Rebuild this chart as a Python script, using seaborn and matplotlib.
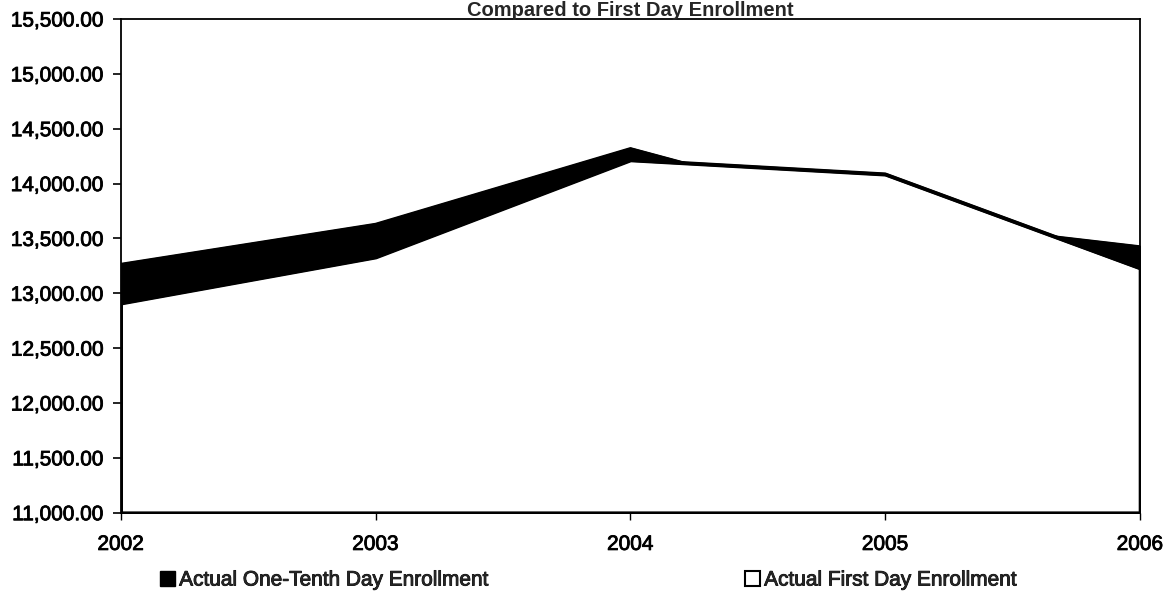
import matplotlib
matplotlib.use("Agg")
import matplotlib.pyplot as plt
import matplotlib.patheffects as pe
import pandas as pd
import seaborn as sns
from matplotlib.patches import Patch
from matplotlib.ticker import FuncFormatter

# Enrollment by academic year
years = [2002, 2003, 2004, 2005, 2006]
one_tenth_day = [13270, 13635, 14325, 13700, 13430]
first_day = [12910, 13330, 14215, 14085, 13230]

series_names = ["Actual One-Tenth Day Enrollment", "Actual First Day Enrollment"]
title_text = "Compared to First Day Enrollment"
y_ticks = [11000, 11500, 12000, 12500, 13000, 13500, 14000, 14500, 15000, 15500]
x_labels = ["2002", "2003", "2004", "2005", "2006"]

sns.set_style("white")
plt.rcParams["font.family"] = ["Liberation Sans", "DejaVu Sans"]

df = pd.DataFrame({"year": years, "one_tenth": one_tenth_day, "first": first_day})

W, H = 1165, 593
fig = plt.figure(figsize=(W / 100, H / 100), dpi=100)
left, right, top, bottom = 120.7, 1140, 19, 512.7
ax = fig.add_axes([left / W, 1 - bottom / H, (right - left) / W, (bottom - top) / H])

base = y_ticks[0]
# one-tenth day series: solid black area behind
ax.fill_between(df["year"], base, df["one_tenth"], facecolor="black",
                edgecolor="black", linewidth=1.2, zorder=1)
sns.lineplot(data=df, x="year", y="one_tenth", color="black", linewidth=1.2,
             ax=ax, zorder=1)
# first day series: white area with black outline in front
ax.fill_between(df["year"], base, df["first"], facecolor="white",
                edgecolor="black", linewidth=2.6, zorder=2)
sns.lineplot(data=df, x="year", y="first", color="black", linewidth=2.6,
             ax=ax, zorder=3)

ax.set_xlim(years[0], years[-1])
ax.set_ylim(y_ticks[0], y_ticks[-1])
ax.set_xticks(years)
ax.set_xticklabels(x_labels)
ax.set_yticks(y_ticks)
ax.yaxis.set_major_formatter(FuncFormatter(lambda v, p: f"{v:,.2f}"))
ax.set_xlabel("")
ax.set_ylabel("")

for s in ax.spines.values():
    s.set_visible(True)
    s.set_color("black")
    s.set_linewidth(1.3)
    s.set_zorder(4)

ax.tick_params(axis="y", which="major", left=True, length=6, width=1.2,
               direction="out", pad=6, labelsize=15, colors="black")
ax.tick_params(axis="x", which="major", bottom=True, length=5, width=1.0,
               direction="out", pad=11, labelsize=15, colors="black")

# slightly heavier glyphs for the labels
heavy = [pe.withStroke(linewidth=0.6, foreground="black")]
for lab in ax.get_xticklabels() + ax.get_yticklabels():
    lab.set_path_effects(heavy)

fig.text(0.5 * (left + right) / W, 1 - 16 / H, title_text, ha="center",
         va="baseline", fontsize=14.5, fontweight="bold")

legend_y = 1 - 580 / H
leg1 = fig.legend(handles=[Patch(facecolor="black", edgecolor="black")],
                  labels=[series_names[0]], loc="center left",
                  bbox_to_anchor=(160 / W, legend_y), frameon=False, fontsize=15,
                  handlelength=0.72, handleheight=0.72, handletextpad=0.2,
                  borderpad=0, borderaxespad=0)
leg2 = fig.legend(handles=[Patch(facecolor="white", edgecolor="black", linewidth=1.5)],
                  labels=[series_names[1]], loc="center left",
                  bbox_to_anchor=(745 / W, legend_y), frameon=False, fontsize=15,
                  handlelength=0.72, handleheight=0.72, handletextpad=0.2,
                  borderpad=0, borderaxespad=0)
for leg in (leg1, leg2):
    for t in leg.get_texts():
        t.set_path_effects(heavy)

fig.savefig("out.png", dpi=100, facecolor="white")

● WRITTEN PROBLEM:
Set every line down exactly as written, leaving each picture out.

● RESULT FOR THIS EXERCISE:
Rebuild this chart as a Python script, using seaborn and matplotlib.
import matplotlib
matplotlib.use("Agg")
import matplotlib.pyplot as plt
import matplotlib.patheffects as pe
import pandas as pd
import seaborn as sns
from matplotlib.patches import Patch
from matplotlib.ticker import FuncFormatter

# Enrollment by academic year
years = [2002, 2003, 2004, 2005, 2006]
one_tenth_day = [13270, 13635, 14325, 13700, 13430]
first_day = [12910, 13330, 14215, 14085, 13230]

series_names = ["Actual One-Tenth Day Enrollment", "Actual First Day Enrollment"]
title_text = "Compared to First Day Enrollment"
y_ticks = [11000, 11500, 12000, 12500, 13000, 13500, 14000, 14500, 15000, 15500]
x_labels = ["2002", "2003", "2004", "2005", "2006"]

sns.set_style("white")
plt.rcParams["font.family"] = ["Liberation Sans", "DejaVu Sans"]

df = pd.DataFrame({"year": years, "one_tenth": one_tenth_day, "first": first_day})

W, H = 1165, 593
fig = plt.figure(figsize=(W / 100, H / 100), dpi=100)
left, right, top, bottom = 120.7, 1140, 19, 512.7
ax = fig.add_axes([left / W, 1 - bottom / H, (right - left) / W, (bottom - top) / H])

base = y_ticks[0]
# one-tenth day series: solid black area behind
ax.fill_between(df["year"], base, df["one_tenth"], facecolor="black",
                edgecolor="black", linewidth=1.2, zorder=1)
sns.lineplot(data=df, x="year", y="one_tenth", color="black", linewidth=1.2,
             ax=ax, zorder=1)
# first day series: white area with black outline in front
ax.fill_between(df["year"], base, df["first"], facecolor="white",
                edgecolor="black", linewidth=2.6, zorder=2)
sns.lineplot(data=df, x="year", y="first", color="black", linewidth=2.6,
             ax=ax, zorder=3)

ax.set_xlim(years[0], years[-1])
ax.set_ylim(y_ticks[0], y_ticks[-1])
ax.set_xticks(years)
ax.set_xticklabels(x_labels)
ax.set_yticks(y_ticks)
ax.yaxis.set_major_formatter(FuncFormatter(lambda v, p: f"{v:,.2f}"))
ax.set_xlabel("")
ax.set_ylabel("")

for s in ax.spines.values():
    s.set_visible(True)
    s.set_color("black")
    s.set_linewidth(1.3)
    s.set_zorder(4)

ax.tick_params(axis="y", which="major", left=True, length=6, width=1.2,
               direction="out", pad=6, labelsize=15, colors="black")
ax.tick_params(axis="x", which="major", bottom=True, length=5, width=1.0,
               direction="out", pad=11, labelsize=15, colors="black")

# slightly heavier glyphs for the labels
heavy = [pe.withStroke(linewidth=0.6, foreground="black")]
for lab in ax.get_xticklabels() + ax.get_yticklabels():
    lab.set_path_effects(heavy)

fig.text(0.5 * (left + right) / W, 1 - 16 / H, title_text, ha="center",
         va="baseline", fontsize=14.5, fontweight="bold")

legend_y = 1 - 580 / H
leg1 = fig.legend(handles=[Patch(facecolor="black", edgecolor="black")],
                  labels=[series_names[0]], loc="center left",
                  bbox_to_anchor=(160 / W, legend_y), frameon=False, fontsize=15,
                  handlelength=0.72, handleheight=0.72, handletextpad=0.2,
                  borderpad=0, borderaxespad=0)
leg2 = fig.legend(handles=[Patch(facecolor="white", edgecolor="black", linewidth=1.5)],
                  labels=[series_names[1]], loc="center left",
                  bbox_to_anchor=(745 / W, legend_y), frameon=False, fontsize=15,
                  handlelength=0.72, handleheight=0.72, handletextpad=0.2,
                  borderpad=0, borderaxespad=0)
for leg in (leg1, leg2):
    for t in leg.get_texts():
        t.set_path_effects(heavy)

fig.savefig("out.png", dpi=100, facecolor="white")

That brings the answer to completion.